Global Sector Leader, Media & Entertainment
The Oscars: Art Imitating (Corporate) Life?
It may become yet one more key milestone at the Oscars Sunday if Jordan Peele, director of the thriller Get Out, becomes the first black male to win Best Director. And yet with that step forward comes the reality that three years after a social media firestorm, Hollywood still has a ways to go toward a younger and more racially diverse voting membership.
All of which sounds strikingly familiar to a corporate world facing similar challenges, and leaves open the question: Which is diversifying faster? Certainly both are recognizing diversity’s key value. “Whether you are making a movie or something else, you have to have products that reflect your customer base,” says William Simon, global sector leader for Media & Entertainment at Korn Ferry. “Hollywood is finally acknowledging that you have to have people making and starring in movies that your audience can identify with, just like corporations are acknowledging that they have to have talent in their companies that can relate to their customers.”
For Hollywood, that means producing movies like Wonder Woman and Black Panther, which respectively cast a female lead and an all-black ensemble to carry a superhero franchise for the first time ever. (Both films, perhaps unsurprisingly, shattered box-office records.) For corporations, it means increasing investments in diversity and inclusion programs and focusing hiring attention on a wider pool of candidates, particularly for board and C-suite roles. According to Louis Montgomery, who specializes in executive search and co-leads Korn Ferry’s Chief Diversity Officer practice, about 60% of Fortune 500 companies now have a head of diversity and inclusion, or a similar position.

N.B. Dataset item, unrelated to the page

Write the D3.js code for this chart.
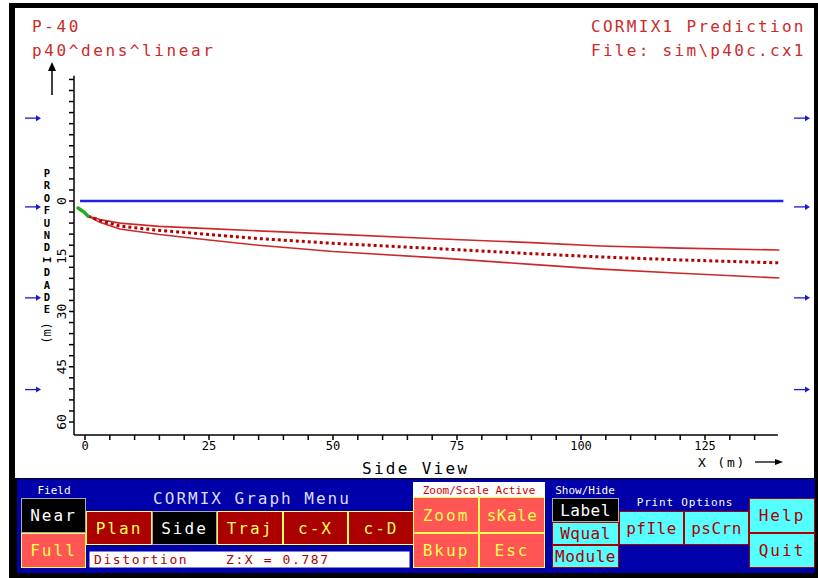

But, despite the efforts of Hollywood and the corporate world, both still have a long way to go on diversity and inclusion. At the same time Hollywood is celebrating major diversity breakthroughs, it is also facing heavy criticism over pay inequality and harassment, for instance. A recent San Diego State University study found women accounted for 24% of protagonist roles in the 100 top-grossing domestic films last year, a decline of 5%, and a University of Southern California Annenberg study of 1,100 films from 2007 to 2017 found that more than 90% of the directors were white.
On the corporate side, though women account for 45% of the S&P 500 workforce, just 27% of the S&P 500’s senior leadership positions are held by women, and fewer than 6% of the nation’s biggest corporations are run by women, according to the nonprofit research group Catalyst. And 42% of respondents to a Korn Ferry survey said they feel there is an element of unconscious bias in their workforce when it comes to diverse backgrounds such as religion, race, gender, or sexual orientation.
“What you see in Hollywood is a microcosm of unconscious bias writ large,” says Henry Topping, a senior client partner specializing in media and entertainment at Korn Ferry. “The good news is that Hollywood is so public that focusing on these issues will cause further societal reflection as a whole on how we think about fairness, equality, diversity, and inclusion.”